Uzi Dayan, a veteran military commander and Israeli politician who served as a member of Israel's parliament, the Knesset, made the threat during a Channel 14 TV interview.
"The thing we need to tell the Arab community, even those who didn't participate in the attacks, is to be careful," he said.
"If we reach a civil war situation, things will end in one word and a situation you know, which is Nakba," he added. "This is what will happen in the end."
The Nakba, or "the catastrophe", is the name Palestinians give to the massacres and forced expulsion they endured at the hand of Zionist militias in 1948.
Entire Palestinian villages were massacred, with Zionist gangs indiscriminately killing unarmed civilians and burying some in mass graves.
The raids continued after Israel announced independence on 15 May 1948.
The Israeli campaign left an estimated 15,000 Palestinians dead and some 750,000 forced to flee their homes and live as refugees.
Israel refers to the events of 1948 as the war of independence.
"We are stronger.

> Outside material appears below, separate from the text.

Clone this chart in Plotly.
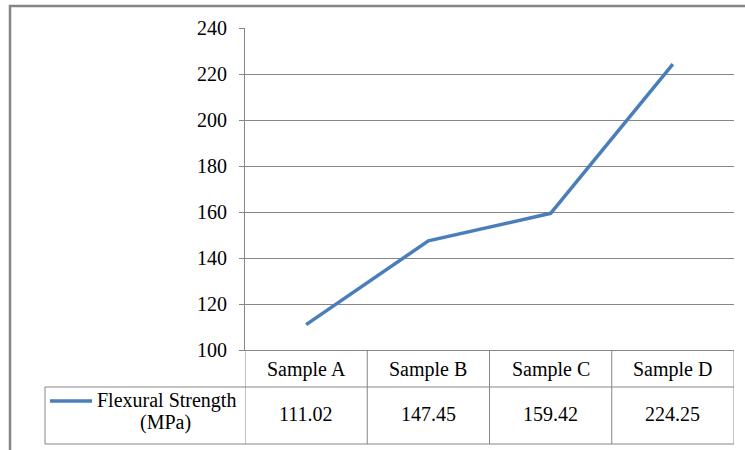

We are holding back on a lot of things," Dayan said. "But we will act like it's an emergency situation.
"The war of independence was not completed, especially from within," he added, referring to Palestinian citizens of Israel - who now make up 20 percent of the country's population.
The comments were made after Tuesday's shooting, which came days after two similar incidents left six people dead and several others wounded.
Three of the four assailants in the attacks, all fatally shot in the aftermath, were Palestinian citizens of Israel.
Settler violence
The string of killings has left many Israelis in fear of further violence, while others, especially on the far-right, have called for a strong reaction from the government.
Meanwhile, incitement and attacks against Palestinian communities have escalated.
Shortly after the attack on Tuesday, scores of Israelis gathered at the scene where they could be heard chanting anti-Palestinian slogans, including "death to Arabs".
Many Palestinian citizens of Israel said they had not left their homes for work on Wednesday in fear of being targeted.
In the occupied West Bank, Israeli settlers - who live in settlements deemed by many global bodies to be illegal under international law - launched several attacks on Palestinians and their property on Tuesday.
In the village of al-Lubban al-Sharqiya, near the city of Nablus in the northern occupied West Bank, settlers cut down around 170 olive trees and damaged villagers' homes and vehicles with rocks, eyewitnesses told MEE.
In the village of Marda, near Salfit in the central West Bank, a group of settlers attacked several vehicles, smashing their windows and damaging their wheels, before fleeing.
Other attacks were recorded in Al-Tur and Silwan in occupied East Jerusalem and Hebron.
Guns sales 'doubled' in weeks
In the wake of the attacks, police announced they had raised alert levels to the highest since May last year.
Violence spiked last Ramadan, when Israel tried to expel Palestinian families from Sheikh Jarrah, a neighbourhood in occupied East Jerusalem, to make way for Israeli settlers.
This prompted widespread protests across the occupied West Bank and the Palestinian community inside Israel, and rockets were fired from armed groups in Gaza, triggering Israel's large-scale military operation on the besieged strip.
The Israeli army on Wednesday said an additional 12 battalions had been deployed along the fence separating Israel from the West Bank and a further two battalions deployed along the Gaza Strip.
The office of Israeli Defence Minister Benny Gantz said 1,000 trained soldiers were also to be sent to assist Israeli police in "internal security operations".
Troops will assist in gathering intelligence, and guiding security operations against Palestinians who may be in Israel without a permit.
Meanwhile, requests for arms purchases by Israeli citizens have been on the rise, according to the Walla news website.
According to data from the ministry of public security, requests increased three and a half times from the same period last year, Walla reported.
More than a thousand gun purchase applications have been submitted since the beginning of March, and the number of applications has doubled in the past two weeks.